PROMPT -
Take the lines of the data below from the very first through the line containing "140, 145, 150];" and output them exactly, pictures excluded.
Start of COLLECTED DATA
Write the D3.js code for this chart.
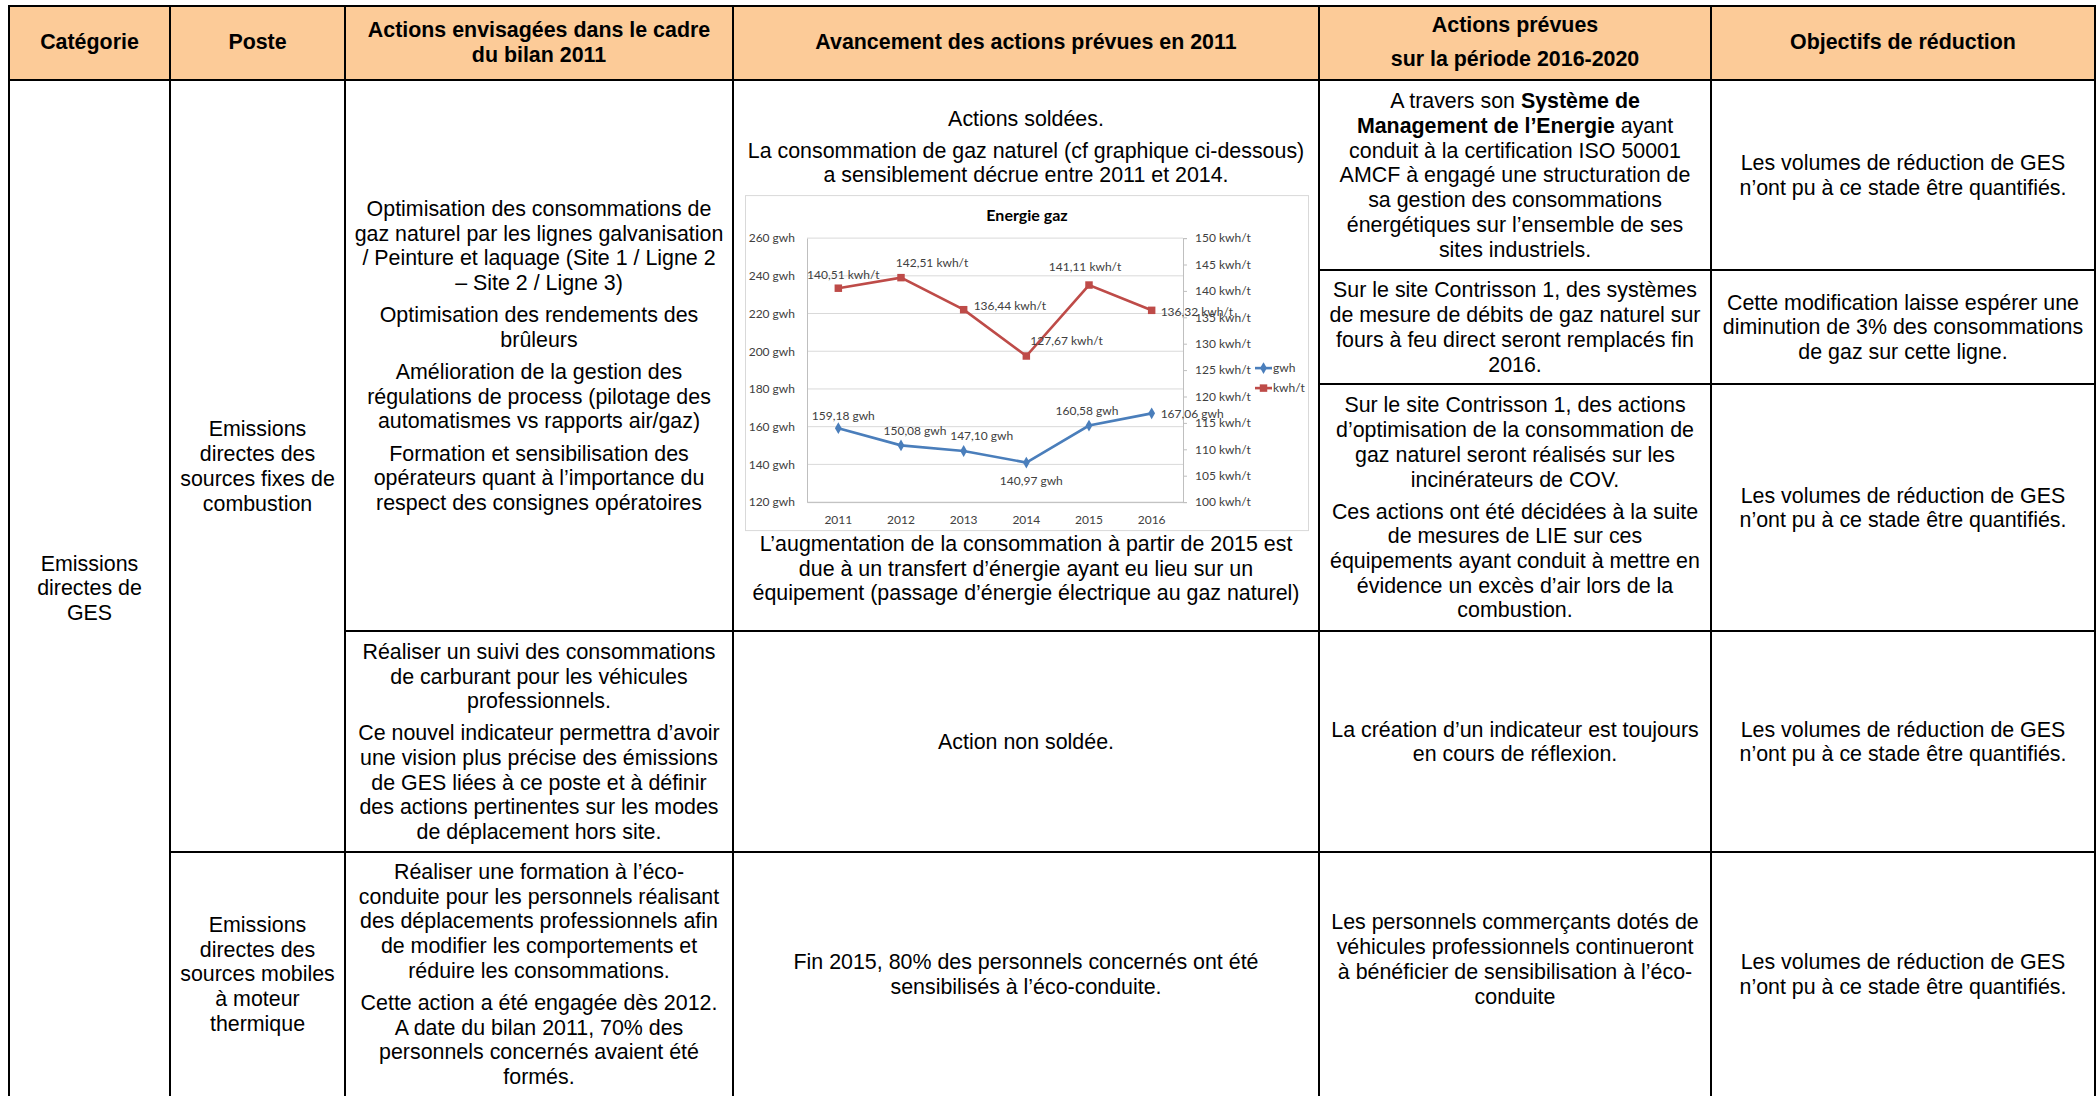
<!DOCTYPE html>
<meta charset="utf-8">
<script src="https://d3js.org/d3.v7.min.js"></script>
<style>
  body { margin: 0; background: #fff; }
  #my_dataviz svg text { font-family: "Liberation Sans", Arial, sans-serif; fill: #000; }
  #my_dataviz .chart text { font-family: Lato, "Open Sans", sans-serif; fill: #404040; }
</style>
<div id="my_dataviz"></div>
<script>

  // ---- chart data (Energie gaz) ----
  var years = ["2011", "2012", "2013", "2014", "2015", "2016"];
  var gwhValues = [159.18, 150.08, 147.10, 140.97, 160.58, 167.06];
  var kwhtValues = [140.51, 142.51, 136.44, 127.67, 141.11, 136.32];
  var gwhTicks = [120, 140, 160, 180, 200, 220, 240, 260];
  var kwhtTicks = [100, 105, 110, 115, 120, 125, 130, 135, 140, 145, 150];

  // where each data label sits around its point: dx, dy, anchor
  var gwhLabelPos = [[5, -12, "middle"], [14, -15, "middle"], [18, -15, "middle"], [5, 18, "middle"], [-2, -15, "middle"], [9, 0, "start"]];
  var kwhtLabelPos = [[5, -13, "middle"], [31, -15, "middle"], [10, -4, "start"], [4, -15, "start"], [-4, -18, "middle"], [9, 1, "start"]];

  // ---- table texts ----
  var headers = [
    [["Catégorie"]],
    [["Poste"]],
    [["Actions envisagées dans le cadre", "du bilan 2011"]],
    [["Avancement des actions prévues en 2011"]],
    [["Actions prévues"], ["sur la période 2016-2020"]],
    [["Objectifs de réduction"]]
  ];
  var categorie = [["Emissions", "directes de", "GES"]];
  var posteFixes = [["Emissions", "directes des", "sources fixes de", "combustion"]];
  var posteMobiles = [["Emissions", "directes des", "sources mobiles", "à moteur", "thermique"]];
  var actionsGaz = [
    ["Optimisation des consommations de", "gaz naturel par les lignes galvanisation", "/ Peinture et laquage (Site 1 / Ligne 2", "– Site 2 / Ligne 3)"],
    ["Optimisation des rendements des", "brûleurs"],
    ["Amélioration de la gestion des", "régulations de process (pilotage des", "automatismes vs rapports air/gaz)"],
    ["Formation et sensibilisation des", "opérateurs quant à l’importance du", "respect des consignes opératoires"]
  ];
  var actionsCarburant = [
    ["Réaliser un suivi des consommations", "de carburant pour les véhicules", "professionnels."],
    ["Ce nouvel indicateur permettra d’avoir", "une vision plus précise des émissions", "de GES liées à ce poste et à définir", "des actions pertinentes sur les modes", "de déplacement hors site."]
  ];
  var actionsEco = [
    ["Réaliser une formation à l’éco-", "conduite pour les personnels réalisant", "des déplacements professionnels afin", "de modifier les comportements et", "réduire les consommations."],
    ["Cette action a été engagée dès 2012.", "A date du bilan 2011, 70% des", "personnels concernés avaient été", "formés."]
  ];
  var avancementGaz = [
    ["Actions soldées."],
    ["La consommation de gaz naturel (cf graphique ci-dessous)", "a  sensiblement décrue entre 2011 et 2014."],
    "CHART",
    ["L’augmentation de la consommation à partir de 2015 est", "due à un transfert d’énergie ayant eu lieu sur un", "équipement (passage d’énergie électrique au gaz naturel)"]
  ];
  var avancementCarburant = [["Action non soldée."]];
  var avancementEco = [["Fin 2015, 80% des personnels concernés ont été", "sensibilisés à l’éco-conduite."]];
  var prevuesSme = [["A travers son **Système de**", "**Management de l’Energie** ayant", "conduit à la certification ISO 50001", "AMCF à engagé une structuration de", "sa gestion des consommations", "énergétiques sur l’ensemble de ses", "sites industriels."]];
  var prevuesDebits = [["Sur le site Contrisson 1, des systèmes", "de mesure de débits de gaz naturel sur", "fours à feu direct seront remplacés fin", "2016."]];
  var prevuesCov = [
    ["Sur le site Contrisson 1, des actions", "d’optimisation de la consommation de", "gaz naturel seront réalisés sur les", "incinérateurs de COV."],
    ["Ces actions ont été décidées à la suite", "de mesures de LIE sur ces", "équipements ayant conduit à mettre en", "évidence un excès d’air lors de la", "combustion."]
  ];
  var prevuesIndicateur = [["La création d’un indicateur est toujours", "en cours de réflexion."]];
  var prevuesEco = [["Les personnels commerçants dotés de", "véhicules professionnels continueront", "à bénéficier de sensibilisation à l’éco-", "conduite"]];
  var objectifNonQuantifie = [["Les volumes de réduction de GES", "n’ont pu à ce stade être quantifiés."]];
  var objectifDebits = [["Cette modification laisse espérer une", "diminution de 3% des consommations", "de gaz sur cette ligne."]];

  // ---- layout ----
  var W = 2098, H = 1096;
  var colX = [9, 170, 345, 733, 1319, 1711, 2095];
  var headTop = 6, headBot = 80;
  var r1 = 631, r2 = 852, sub1 = 270, sub2 = 384, bottom = 1096;
  var fontSize = 21.4, lineH = 24.7, paraGap = 7.4;
  var chartH = 336;

  var svg = d3.select("#my_dataviz")
    .append("svg")
      .attr("width", W)
      .attr("height", H);

  svg.append("rect").attr("width", W).attr("height", H).attr("fill", "#fff");

  var cells = [
    {c: 0, y0: headBot, y1: bottom, paras: categorie},
    {c: 1, y0: headBot, y1: r2, paras: posteFixes},
    {c: 1, y0: r2, y1: bottom, paras: posteMobiles},
    {c: 2, y0: headBot, y1: r1, paras: actionsGaz},
    {c: 2, y0: r1, y1: r2, paras: actionsCarburant},
    {c: 2, y0: r2, y1: bottom, paras: actionsEco},
    {c: 3, y0: headBot, y1: r1, paras: avancementGaz},
    {c: 3, y0: r1, y1: r2, paras: avancementCarburant},
    {c: 3, y0: r2, y1: bottom, paras: avancementEco},
    {c: 4, y0: headBot, y1: sub1, paras: prevuesSme},
    {c: 4, y0: sub1, y1: sub2, paras: prevuesDebits},
    {c: 4, y0: sub2, y1: r1, paras: prevuesCov},
    {c: 4, y0: r1, y1: r2, paras: prevuesIndicateur},
    {c: 4, y0: r2, y1: bottom, paras: prevuesEco, shift: -15},
    {c: 5, y0: headBot, y1: sub1, paras: objectifNonQuantifie},
    {c: 5, y0: sub1, y1: sub2, paras: objectifDebits},
    {c: 5, y0: sub2, y1: r1, paras: objectifNonQuantifie},
    {c: 5, y0: r1, y1: r2, paras: objectifNonQuantifie},
    {c: 5, y0: r2, y1: bottom, paras: objectifNonQuantifie}
  ];

  // header background
  headers.forEach(function(h, i) {
    svg.append("rect")
      .attr("x", colX[i]).attr("y", headTop)
      .attr("width", colX[i + 1] - colX[i]).attr("height", headBot - headTop)
      .attr("fill", "#fccb98");
  });

  // write one line, "**" toggles bold
  function writeLine(g, str, x, y, bold) {
    var t = g.append("text")
      .attr("x", x).attr("y", y).attr("dy", "0.35em")
      .attr("text-anchor", "middle")
      .style("font-size", fontSize + "px");
    str.split("**").forEach(function(part, k) {
      if (part === "") return;
      t.append("tspan")
        .attr("font-weight", (bold || k % 2 === 1) ? "bold" : "normal")
        .text(part);
    });
  }

  function writeCell(paras, x0, x1, y0, y1, opts) {
    opts = opts || {};
    var lh = opts.lineH || lineH, pg = opts.paraGap || paraGap;
    var total = 0;
    paras.forEach(function(p, i) {
      if (p === "CHART") total += chartH + 7.8;
      else total += p.length * lh + (i > 0 && paras[i - 1] !== "CHART" ? pg : 0);
    });
    var y = (y0 + y1) / 2 - total / 2 + (opts.shift || 0);
    var cx = (x0 + x1) / 2;
    paras.forEach(function(p, i) {
      if (p === "CHART") {
        y += 7.8;
        drawChart(cx - 281, y);
        y += chartH;
        return;
      }
      if (i > 0 && paras[i - 1] !== "CHART") y += pg;
      p.forEach(function(line) {
        writeLine(svg, line, cx, y + lh / 2, opts.bold);
        y += lh;
      });
    });
  }

  function drawChart(left, top) {
    var g = svg.append("g").attr("class", "chart")
      .attr("transform", "translate(" + left + "," + top + ")");
    var bw = 564;
    g.append("rect").attr("x", 0.5).attr("y", 0.5)
      .attr("width", bw - 1).attr("height", chartH - 1)
      .attr("fill", "#fff").attr("stroke", "#d9d9d9");

    var pl = 62, pr = 438, pt = 43, pb = 307;
    var x = d3.scaleBand().domain(years).range([pl, pr]);
    var cx = function(d) { return x(d) + x.bandwidth() / 2; };
    var yL = d3.scaleLinear().domain([120, 260]).range([pb, pt]);
    var yR = d3.scaleLinear().domain([100, 150]).range([pb, pt]);
    var fr = d3.formatLocale({decimal: ",", thousands: " ", grouping: [3], currency: ["", ""]}).format(".2f");

    g.append("text").attr("x", 282).attr("y", 20).attr("dy", "0.35em")
      .attr("text-anchor", "middle")
      .style("font-size", "16px").style("font-weight", "bold").style("fill", "#000")
      .text("Energie gaz");

    // gridlines from left axis
    g.selectAll(".grid").data(gwhTicks).enter().append("line")
      .attr("x1", pl).attr("x2", pr)
      .attr("y1", function(d) { return yL(d); }).attr("y2", function(d) { return yL(d); })
      .attr("stroke", "#d9d9d9").attr("stroke-width", 1);

    var left = g.append("g").attr("transform", "translate(" + pl + ",0)")
      .call(d3.axisLeft(yL).tickValues(gwhTicks).tickSize(0).tickPadding(12)
        .tickFormat(function(d) { return d + " gwh"; }));
    var right = g.append("g").attr("transform", "translate(" + pr + ",0)")
      .call(d3.axisRight(yR).tickValues(kwhtTicks).tickSize(4).tickPadding(8)
        .tickFormat(function(d) { return d + " kwh/t"; }));
    var bottomAx = g.append("g").attr("transform", "translate(0," + pb + ")")
      .call(d3.axisBottom(x).tickSize(0).tickPadding(13));
    [left, right, bottomAx].forEach(function(a) {
      a.selectAll("text").style("font-size", "12px").style("font-family", "Lato, sans-serif").style("fill", "#404040");
      a.select(".domain").attr("stroke", "#bfbfbf");
      a.selectAll(".tick line").attr("stroke", "#bfbfbf");
    });

    var lineL = d3.line().x(function(d, i) { return cx(years[i]); }).y(function(d) { return yL(d); });
    var lineR = d3.line().x(function(d, i) { return cx(years[i]); }).y(function(d) { return yR(d); });

    g.append("path").datum(gwhValues).attr("d", lineL)
      .attr("fill", "none").attr("stroke", "#4a7ebb").attr("stroke-width", 2.6);
    g.append("path").datum(kwhtValues).attr("d", lineR)
      .attr("fill", "none").attr("stroke", "#be4b48").attr("stroke-width", 2.6);

    g.selectAll(".mk-gwh").data(gwhValues).enter().append("path")
      .attr("d", d3.symbol(d3.symbolDiamond, 40))
      .attr("transform", function(d, i) { return "translate(" + cx(years[i]) + "," + yL(d) + ")"; })
      .attr("fill", "#4a7ebb");
    g.selectAll(".mk-kwh").data(kwhtValues).enter().append("path")
      .attr("d", d3.symbol(d3.symbolSquare, 56))
      .attr("transform", function(d, i) { return "translate(" + cx(years[i]) + "," + yR(d) + ")"; })
      .attr("fill", "#be4b48");

    g.selectAll(".lb-gwh").data(gwhValues).enter().append("text")
      .attr("x", function(d, i) { return cx(years[i]) + gwhLabelPos[i][0]; })
      .attr("y", function(d, i) { return yL(d) + gwhLabelPos[i][1]; })
      .attr("dy", "0.35em")
      .attr("text-anchor", function(d, i) { return gwhLabelPos[i][2]; })
      .style("font-size", "12px")
      .text(function(d) { return fr(d) + " gwh"; });
    g.selectAll(".lb-kwh").data(kwhtValues).enter().append("text")
      .attr("x", function(d, i) { return cx(years[i]) + kwhtLabelPos[i][0]; })
      .attr("y", function(d, i) { return yR(d) + kwhtLabelPos[i][1]; })
      .attr("dy", "0.35em")
      .attr("text-anchor", function(d, i) { return kwhtLabelPos[i][2]; })
      .style("font-size", "12px")
      .text(function(d) { return fr(d) + " kwh/t"; });

    // legend
    var legend = [["gwh", "#4a7ebb", d3.symbolDiamond, 40], ["kwh/t", "#be4b48", d3.symbolSquare, 56]];
    legend.forEach(function(l, i) {
      var ly = 173 + i * 20;
      g.append("line").attr("x1", 510).attr("x2", 527).attr("y1", ly).attr("y2", ly)
        .attr("stroke", l[1]).attr("stroke-width", 2.6);
      g.append("path").attr("d", d3.symbol(l[2], l[3]))
        .attr("transform", "translate(518.5," + ly + ")").attr("fill", l[1]);
      g.append("text").attr("x", 528).attr("y", ly).attr("dy", "0.35em")
        .style("font-size", "12px").text(l[0]);
    });
  }

  // header texts
  headers.forEach(function(h, i) {
    writeCell(h, colX[i], colX[i + 1], headTop, headBot, {bold: true, lineH: 25.5, paraGap: 8.5, shift: -1});
  });

  // body texts
  cells.forEach(function(c) {
    writeCell(c.paras, colX[c.c], colX[c.c + 1], c.y0, c.y1, {shift: c.shift});
  });

  // borders
  var border = svg.append("g").attr("fill", "none").attr("stroke", "#000").attr("stroke-width", 2);
  headers.forEach(function(h, i) {
    border.append("rect")
      .attr("x", colX[i]).attr("y", headTop)
      .attr("width", colX[i + 1] - colX[i]).attr("height", headBot - headTop);
  });
  cells.forEach(function(c) {
    border.append("rect")
      .attr("x", colX[c.c]).attr("y", c.y0)
      .attr("width", colX[c.c + 1] - colX[c.c])
      .attr("height", (c.y1 === bottom ? bottom + 20 : c.y1) - c.y0);
  });

</script>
End of COLLECTED DATA
EXERCISE RESPONSE -
Write the D3.js code for this chart.
<!DOCTYPE html>
<meta charset="utf-8">
<script src="https://d3js.org/d3.v7.min.js"></script>
<style>
  body { margin: 0; background: #fff; }
  #my_dataviz svg text { font-family: "Liberation Sans", Arial, sans-serif; fill: #000; }
  #my_dataviz .chart text { font-family: Lato, "Open Sans", sans-serif; fill: #404040; }
</style>
<div id="my_dataviz"></div>
<script>

  // ---- chart data (Energie gaz) ----
  var years = ["2011", "2012", "2013", "2014", "2015", "2016"];
  var gwhValues = [159.18, 150.08, 147.10, 140.97, 160.58, 167.06];
  var kwhtValues = [140.51, 142.51, 136.44, 127.67, 141.11, 136.32];
  var gwhTicks = [120, 140, 160, 180, 200, 220, 240, 260];
  var kwhtTicks = [100, 105, 110, 115, 120, 125, 130, 135, 140, 145, 150];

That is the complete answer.